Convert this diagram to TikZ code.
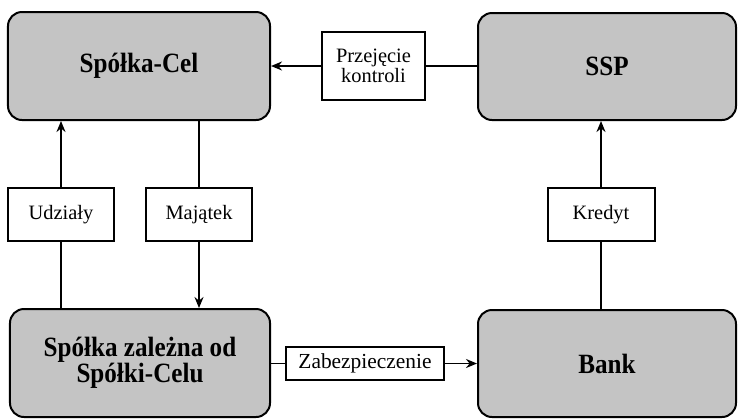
\documentclass[tikz,border=0pt]{standalone}
\usepackage{fontspec}
\setmainfont{Liberation Serif}
\newfontfamily\narrowserif{Liberation Serif}[FakeStretch=0.9]
\usetikzlibrary{arrows.meta}
\definecolor{boxgray}{RGB}{196,196,196}
\tikzset{
  bigbox/.style={draw=black, line width=2bp, fill=boxgray, rounded corners=14bp, inner sep=0pt, align=center, font=\narrowserif\fontsize{28}{22.5}\selectfont\bfseries},
  labbox/.style={draw=black, line width=2bp, fill=white, inner sep=0pt, align=center, font=\fontsize{20.5}{20}\selectfont},
  conn/.style={line width=1.8bp},
  arr/.style={conn, -{Stealth[length=11bp,width=9bp]}}
}
\begin{document}
\begin{tikzpicture}[x=1bp,y=-1bp]
\useasboundingbox (0,0) rectangle (738,418);
\node[bigbox, minimum width=262bp, minimum height=108bp] (cel) at (139,66) {Spółka-Cel};
\node[bigbox, minimum width=258bp, minimum height=107bp] (ssp) at (607,66.5) {SSP};
\node[bigbox, minimum width=260bp, minimum height=108bp] (zal) at (140,363) {Spółka zależna od\\Spółki-Celu};
\node[bigbox, minimum width=258bp, minimum height=107bp] (bank) at (607,363.5) {Bank};
\node[labbox, minimum width=103bp, minimum height=68bp] (prz) at (373.5,66) {Przejęcie\\kontroli};
\node[labbox, minimum width=106bp, minimum height=53bp] (udz) at (61,214.5) {Udziały};
\node[labbox, minimum width=106bp, minimum height=53bp] (maj) at (199,214.5) {Majątek};
\node[labbox, minimum width=107bp, minimum height=53bp] (kred) at (601,214.5) {Kredyt};
\node[labbox, minimum width=158bp, minimum height=33bp, font=\fontsize{21.5}{22}\selectfont] (zab) at (365,363.5) {Zabezpieczenie};
% connectors
\draw[conn] (ssp.west |- prz) -- (prz.east);
\draw[arr] (prz.west) -- (cel.east |- prz);
\draw[conn] (zal.north -| udz) -- (udz.south);
\draw[arr] (udz.north) -- (cel.south -| udz);
\draw[conn] (cel.south -| maj) -- (maj.north);
\draw[arr] (maj.south) -- (zal.north -| maj);
\draw[conn] (bank.north -| kred) -- (kred.south);
\draw[arr] (kred.north) -- (ssp.south -| kred);
\draw[conn] (zal.east |- zab) -- (zab.west);
\draw[arr] (zab.east) -- (bank.west |- zab);
\end{tikzpicture}
\end{document}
• • • • •
Task - Quote every line word for word and keep the images out of the copy.

Written answer -
Convert this diagram to TikZ code.
\documentclass[tikz,border=0pt]{standalone}
\usepackage{fontspec}
\setmainfont{Liberation Serif}
\newfontfamily\narrowserif{Liberation Serif}[FakeStretch=0.9]
\usetikzlibrary{arrows.meta}
\definecolor{boxgray}{RGB}{196,196,196}
\tikzset{
  bigbox/.style={draw=black, line width=2bp, fill=boxgray, rounded corners=14bp, inner sep=0pt, align=center, font=\narrowserif\fontsize{28}{22.5}\selectfont\bfseries},
  labbox/.style={draw=black, line width=2bp, fill=white, inner sep=0pt, align=center, font=\fontsize{20.5}{20}\selectfont},
  conn/.style={line width=1.8bp},
  arr/.style={conn, -{Stealth[length=11bp,width=9bp]}}
}
\begin{document}
\begin{tikzpicture}[x=1bp,y=-1bp]
\useasboundingbox (0,0) rectangle (738,418);
\node[bigbox, minimum width=262bp, minimum height=108bp] (cel) at (139,66) {Spółka-Cel};
\node[bigbox, minimum width=258bp, minimum height=107bp] (ssp) at (607,66.5) {SSP};
\node[bigbox, minimum width=260bp, minimum height=108bp] (zal) at (140,363) {Spółka zależna od\\Spółki-Celu};
\node[bigbox, minimum width=258bp, minimum height=107bp] (bank) at (607,363.5) {Bank};
\node[labbox, minimum width=103bp, minimum height=68bp] (prz) at (373.5,66) {Przejęcie\\kontroli};
\node[labbox, minimum width=106bp, minimum height=53bp] (udz) at (61,214.5) {Udziały};
\node[labbox, minimum width=106bp, minimum height=53bp] (maj) at (199,214.5) {Majątek};
\node[labbox, minimum width=107bp, minimum height=53bp] (kred) at (601,214.5) {Kredyt};
\node[labbox, minimum width=158bp, minimum height=33bp, font=\fontsize{21.5}{22}\selectfont] (zab) at (365,363.5) {Zabezpieczenie};
% connectors
\draw[conn] (ssp.west |- prz) -- (prz.east);
\draw[arr] (prz.west) -- (cel.east |- prz);
\draw[conn] (zal.north -| udz) -- (udz.south);
\draw[arr] (udz.north) -- (cel.south -| udz);
\draw[conn] (cel.south -| maj) -- (maj.north);
\draw[arr] (maj.south) -- (zal.north -| maj);
\draw[conn] (bank.north -| kred) -- (kred.south);
\draw[arr] (kred.north) -- (ssp.south -| kred);
\draw[conn] (zal.east |- zab) -- (zab.west);
\draw[arr] (zab.east) -- (bank.west |- zab);
\end{tikzpicture}
\end{document}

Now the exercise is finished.